Start
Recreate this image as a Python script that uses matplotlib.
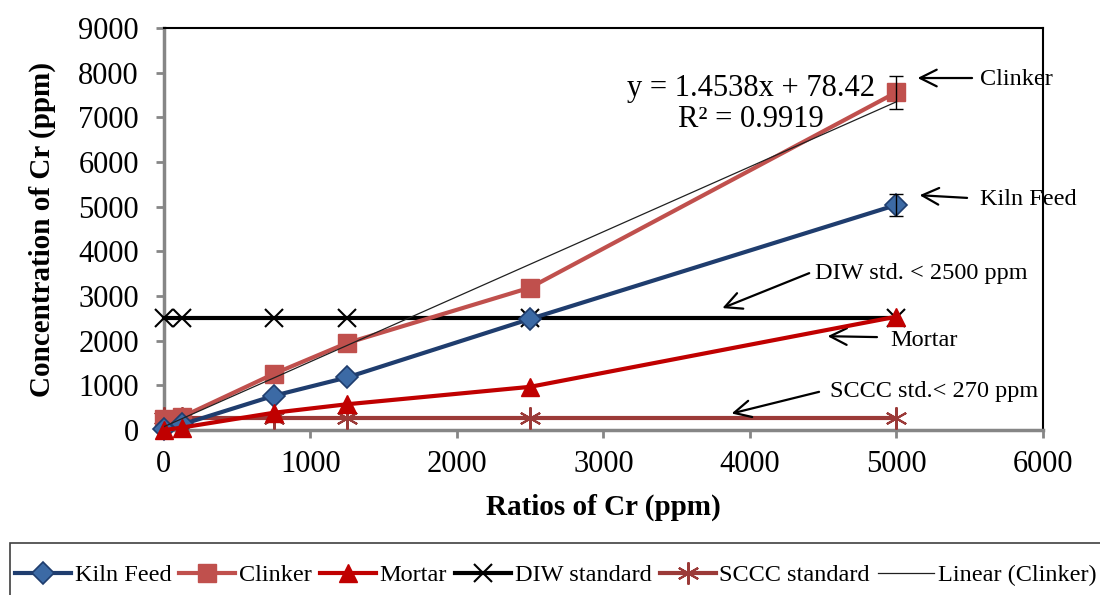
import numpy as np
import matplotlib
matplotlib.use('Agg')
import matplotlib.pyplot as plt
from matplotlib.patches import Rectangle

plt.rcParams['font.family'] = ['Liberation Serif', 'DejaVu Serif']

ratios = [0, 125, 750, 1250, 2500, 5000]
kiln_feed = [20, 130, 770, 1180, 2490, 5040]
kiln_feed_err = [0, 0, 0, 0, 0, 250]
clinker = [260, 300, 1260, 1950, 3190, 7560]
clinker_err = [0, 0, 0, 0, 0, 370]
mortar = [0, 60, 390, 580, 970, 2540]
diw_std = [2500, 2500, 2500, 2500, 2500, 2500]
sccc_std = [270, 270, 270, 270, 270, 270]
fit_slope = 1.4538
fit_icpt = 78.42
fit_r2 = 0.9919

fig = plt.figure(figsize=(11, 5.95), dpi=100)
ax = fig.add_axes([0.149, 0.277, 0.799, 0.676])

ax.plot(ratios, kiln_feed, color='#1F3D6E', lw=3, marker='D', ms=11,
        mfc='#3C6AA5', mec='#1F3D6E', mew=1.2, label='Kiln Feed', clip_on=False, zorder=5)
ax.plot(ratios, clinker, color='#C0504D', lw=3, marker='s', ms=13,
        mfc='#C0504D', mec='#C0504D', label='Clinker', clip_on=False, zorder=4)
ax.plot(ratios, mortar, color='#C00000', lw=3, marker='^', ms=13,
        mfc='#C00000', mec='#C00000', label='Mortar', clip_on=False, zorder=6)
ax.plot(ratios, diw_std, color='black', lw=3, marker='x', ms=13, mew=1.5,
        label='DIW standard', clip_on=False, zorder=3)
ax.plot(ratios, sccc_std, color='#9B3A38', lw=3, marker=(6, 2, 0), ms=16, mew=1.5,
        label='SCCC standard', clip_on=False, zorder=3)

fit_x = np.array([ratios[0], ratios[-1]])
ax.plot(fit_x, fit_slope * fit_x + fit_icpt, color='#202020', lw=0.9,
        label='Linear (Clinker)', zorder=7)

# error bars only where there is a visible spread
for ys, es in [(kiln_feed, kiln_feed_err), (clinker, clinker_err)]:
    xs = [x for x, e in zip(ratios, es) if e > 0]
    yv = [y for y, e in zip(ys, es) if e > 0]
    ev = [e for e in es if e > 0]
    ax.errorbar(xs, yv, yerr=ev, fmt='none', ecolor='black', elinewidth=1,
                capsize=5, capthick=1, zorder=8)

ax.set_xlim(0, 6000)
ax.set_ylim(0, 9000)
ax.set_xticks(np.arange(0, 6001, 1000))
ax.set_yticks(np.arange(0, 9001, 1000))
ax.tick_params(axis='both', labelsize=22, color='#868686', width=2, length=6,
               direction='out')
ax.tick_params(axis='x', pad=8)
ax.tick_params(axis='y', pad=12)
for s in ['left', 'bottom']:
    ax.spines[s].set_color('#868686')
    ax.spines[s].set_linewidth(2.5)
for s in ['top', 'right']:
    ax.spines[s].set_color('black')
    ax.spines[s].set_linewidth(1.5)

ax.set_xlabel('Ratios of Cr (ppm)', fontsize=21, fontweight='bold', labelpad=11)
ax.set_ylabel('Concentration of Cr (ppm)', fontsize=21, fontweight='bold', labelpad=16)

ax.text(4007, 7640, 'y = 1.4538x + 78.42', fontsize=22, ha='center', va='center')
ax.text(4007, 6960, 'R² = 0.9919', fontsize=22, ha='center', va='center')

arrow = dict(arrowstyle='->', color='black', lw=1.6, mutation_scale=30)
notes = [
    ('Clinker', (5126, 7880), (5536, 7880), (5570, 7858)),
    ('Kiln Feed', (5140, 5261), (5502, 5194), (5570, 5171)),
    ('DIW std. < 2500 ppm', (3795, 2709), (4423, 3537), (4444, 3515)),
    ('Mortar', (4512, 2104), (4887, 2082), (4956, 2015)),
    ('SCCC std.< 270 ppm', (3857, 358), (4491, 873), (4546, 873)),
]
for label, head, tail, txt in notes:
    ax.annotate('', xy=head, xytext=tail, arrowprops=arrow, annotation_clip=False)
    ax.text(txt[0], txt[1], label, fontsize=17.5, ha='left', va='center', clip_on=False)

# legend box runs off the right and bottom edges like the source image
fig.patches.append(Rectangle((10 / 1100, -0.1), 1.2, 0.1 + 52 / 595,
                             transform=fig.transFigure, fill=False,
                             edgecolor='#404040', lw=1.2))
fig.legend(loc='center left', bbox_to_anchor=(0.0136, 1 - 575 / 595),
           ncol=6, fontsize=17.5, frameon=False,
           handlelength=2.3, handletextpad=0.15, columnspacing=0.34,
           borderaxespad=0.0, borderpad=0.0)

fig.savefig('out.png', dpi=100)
End
- [Given problem]: Please restate the material above line by line, exactly, beginning at its first line and ending with the line that contains "ax = fig.add_axes([0.149, 0.277, 0.799, 0.676])", without any pictures.

- [Exercise response]:
Recreate this image as a Python script that uses matplotlib.
import numpy as np
import matplotlib
matplotlib.use('Agg')
import matplotlib.pyplot as plt
from matplotlib.patches import Rectangle

plt.rcParams['font.family'] = ['Liberation Serif', 'DejaVu Serif']

ratios = [0, 125, 750, 1250, 2500, 5000]
kiln_feed = [20, 130, 770, 1180, 2490, 5040]
kiln_feed_err = [0, 0, 0, 0, 0, 250]
clinker = [260, 300, 1260, 1950, 3190, 7560]
clinker_err = [0, 0, 0, 0, 0, 370]
mortar = [0, 60, 390, 580, 970, 2540]
diw_std = [2500, 2500, 2500, 2500, 2500, 2500]
sccc_std = [270, 270, 270, 270, 270, 270]
fit_slope = 1.4538
fit_icpt = 78.42
fit_r2 = 0.9919

fig = plt.figure(figsize=(11, 5.95), dpi=100)
ax = fig.add_axes([0.149, 0.277, 0.799, 0.676])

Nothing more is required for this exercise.